Skip the shoe rental and shot-put your bowling balls from the regular floor. They really love that sort of thing.

15 December 2003

lure of the rings

Here's an interesting tidbit for you: Ehren Kruger, screenwriter for the American remake of Japan's Ringu, better known as The ring, also wrote screenplays for three other movies: Scream 3, Reindeer games and Arlington road. Talk about inconsistent. Scream 3 was the necessary-but-not finish to a series that lost steam almost before ever getting any, but it was workmanlike and adequate—suitable, maybe, but nothing exceptional. Reindeer games was an overly twisty action flick that was anything but adequate, though not in a good way. Despite a prominent Ben Affleck I still wanted to like that movie, but as I saw it that just wasn't possible. I just now placed a reserve for the DVD of the director's cut, though, and I haven't completely given up hope yet. That said, I'm not exactly keeping my fingers crossed. And giving up on crossings and double-crossings all together brings us to Arlington road, by far the superior film of the three. Can three have a superior? Is it just superior or most superior? For some reason I'm thinking that superior is one of a digital relationship, but as I type this that sounds silly. Going back, far past silly and ludicrous and into serious, Arlington road is a good thriller, though the final ending drags on a bit. The action is well paced and nothing is revealed unnecessarily or too soon. It is, I will admit, a little unconventional but that wouldn't stop me from recommending it to anybody with more than a shred of intellect. So Kruger's batting .333 in my book, one hit and two misses. And then comes The ring which likely won't knock a film out of a future AFI 100 best horror films but probably should. For what I had expected to be a through-the-motions (don't-go-in-the-basement, ooh-a-scary-monster) flick, it turned out hauntingly beautiful and even pretty good (By "pretty good" I mean "I rather liked it"). Now, three weeks after watching that I have watched its Japanese predecessor (and lived to tell the tale).

Though the (film snob) buzz would lead me to believe otherwise, it wasn't really better than its progeny across the Pacific. The effects were, well, worse, though the understated faces of death was not to its detriment but actually a good thing—Verbinki and company may have taken that one further than necessary to get just a little more jump out of the audience. Understatement was the watchword for the visuals, though a lot of plot was spoken and verbally worked through, whereas Verbinski and pals left more to be seen and absorbed by the audience rather than beating them across the ears with it like a trout. Score one for the Americans. Another point for the Americans is the deeper story and reengineering of who does what—the reporter's considerably less independent (though more vulnerable) in Japanese. There are more character changes, too, with a more fleshed out son back in America.
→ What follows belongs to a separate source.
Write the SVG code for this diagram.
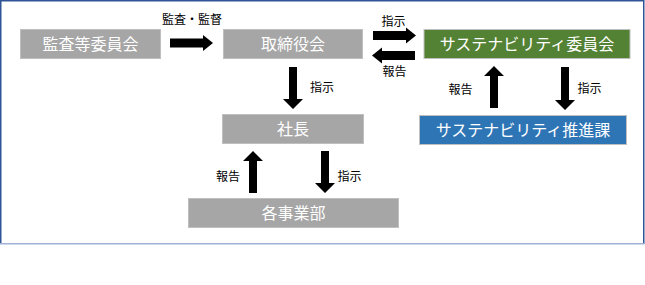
<svg xmlns="http://www.w3.org/2000/svg" width="645" height="285" viewBox="0 0 645 285">
<style>
.box{stroke:#BFBFBF;stroke-width:1}
.gray{fill:#A6A6A6}
.green{fill:#548235}
.blue{fill:#2E75B6}
.bt{font-family:"Noto Sans CJK JP","Noto Sans CJK SC",sans-serif;font-size:16px;fill:#FFFFFF;text-anchor:middle}
.lb{font-family:"Noto Sans CJK JP","Noto Sans CJK SC",sans-serif;font-size:12px;fill:#000000;text-anchor:middle}
.ar{fill:#000000}
</style>
<rect x="0" y="0" width="645" height="285" fill="#FFFFFF"/>
<path d="M0.75 244 V0.75 H643.75 V244" fill="none" stroke="#2F5597" stroke-width="1.5"/>
<line x1="0" y1="243.75" x2="644.5" y2="243.75" stroke="#9FB1D6" stroke-width="1.5"/>
<g id="node-kansa">
<rect class="box gray" x="20.5" y="29.5" width="140" height="29"/>
<text class="bt" x="90.5" y="49.5">監査等委員会</text>
</g>
<g id="node-torishimariyaku">
<rect class="box gray" x="223.5" y="29.5" width="139" height="29"/>
<text class="bt" x="293" y="49.5">取締役会</text>
</g>
<g id="node-sus-iinkai">
<rect class="box green" x="424" y="29.5" width="206" height="29"/>
<text class="bt" x="527" y="49.5">サステナビリティ委員会</text>
</g>
<g id="node-shacho">
<rect class="box gray" x="222.5" y="114.5" width="141" height="29"/>
<text class="bt" x="293" y="134.5">社長</text>
</g>
<g id="node-sus-suishin">
<rect class="box blue" x="419.5" y="115.5" width="207" height="29"/>
<text class="bt" x="523" y="135.5">サステナビリティ推進課</text>
</g>
<g id="node-jigyobu">
<rect class="box gray" x="188.5" y="198.5" width="210" height="29"/>
<text class="bt" x="293.5" y="218.5">各事業部</text>
</g>
<g id="connectors">
<polygon class="ar" points="170,38.5 203,38.5 203,35 213,43 203,51 203,47.5 170,47.5"/>
<polygon class="ar" points="373,31 406,31 406,27.5 416,35.5 406,43.5 406,40 373,40"/>
<polygon class="ar" points="415,51 382,51 382,47.5 372,55.5 382,63.5 382,60 415,60"/>
<polygon class="ar" points="289,67 297,67 297,99 303,99 293,109 283,99 289,99"/>
<polygon class="ar" points="490,108 498,108 498,76 504,76 494,66 484,76 490,76"/>
<polygon class="ar" points="561,67 569,67 569,100 575,100 565,110 555,100 561,100"/>
<polygon class="ar" points="249,193 257,193 257,161 263,161 253,151 243,161 249,161"/>
<polygon class="ar" points="321,151 329,151 329,183 335,183 325,193 315,183 321,183"/>
<text class="lb" x="192" y="24">監査・監督</text>
<text class="lb" x="393.5" y="26">指示</text>
<text class="lb" x="394.5" y="76">報告</text>
<text class="lb" x="322" y="92">指示</text>
<text class="lb" x="460.5" y="94">報告</text>
<text class="lb" x="589.5" y="93">指示</text>
<text class="lb" x="228" y="181">報告</text>
<text class="lb" x="349.5" y="181">指示</text>
</g>
</svg>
Hell, the video is only four scenes long in Ringu, none of them particularly disturbing.

On the whole it is almost as though the Japanese version is the more conventional of the two, though by conventional I am referring to the conventions of the Hollywood horror flick. Perhaps it is something of a modern-day Seven samurai (Akira Kurosawa's love letter to the American—and to some degree Italian—Western, which was remade as an American Western). To be an American with very little exposure to the Japanese language of film, I know I missed subtleties and framings that any Tamagotchi and Pokemon graduate in Osaka would immediately recognize. I think I noticed where some would be, but again I could not understand them. I have every intent to learn the written and spoken language, but to learn its cinematic equivalent could well be a tougher proposition. But if it takes watching every Godzilla film ever made (over there) I'll do it, gosh darn it.

To sum it all up, (and I know that this will get me drummed out of armchair film school) if you're going to see only one Ring, watch Verbinski's. I can't really come up with an ideal way to watch both, having done so myself. Watching Ringu first would take much of the bite out of Ring's "ending" and give away too much of the plot, but to do it in reverse, as I have done, takes too much away from the not so horrible Japanese version. To have seen Naomi Watts play the reporter first sets a standard that just can't be met by the earlier, lower budget film. Seeing the American film's video first makes the Japanese one cheesy, almost laughable in comparison. The imagery's altogether better given that they had something of a first draft to expand and extend. Yeah, the AllMovieGuide calls the shorter video "obscurely menacing" but the images that haunt me after a movie ends are the ones that I see, not the ones that menace me obscurely (see also the creepy stick figures in The Blair witch project twisting in the wind in haunting black and white). I also disagree with AMG's praise of the Kabuki stylings of Sadako, being too unnatural as to call attention to it and not just to make it frightening. Verbinski's trick photography is no better, I will concede, but it has the edge of being a little girl on screen and not whoever was used in Ringu, with the gawkishly long and skinny arms and rubber glove fingers. Maybe it's my preference for the stylized, but I still give the edge to the USA on this one and let AMG and its highfaluting opinions be damned. But this is a decision everybody needs to make for oneself, not one to be decided by some site or beret wearing film geek and then set in stone. So watch one, or both. Just not neither.

About the best thing to do, short of inducing amnesia (a la Zaphod Beeblebrox), would be to watch the two of them at the exact same time. Unfortunately that too wouldn't work well as the movies have different runtimes, and who has two TVs beside each other? Moreover the watching of a subtitled movie demands somewhat more attention than is devoted to one with understandably spoken dialogue, so one would definitely be shortchanged whether it be to a viewer transfixed by the visuals or merely a slow reader. This whole paragraph is utter nonsense, so skip it and instead rent The ring and watch it, though you might want to do it early on in the day and with other people around you. Just trust me on that.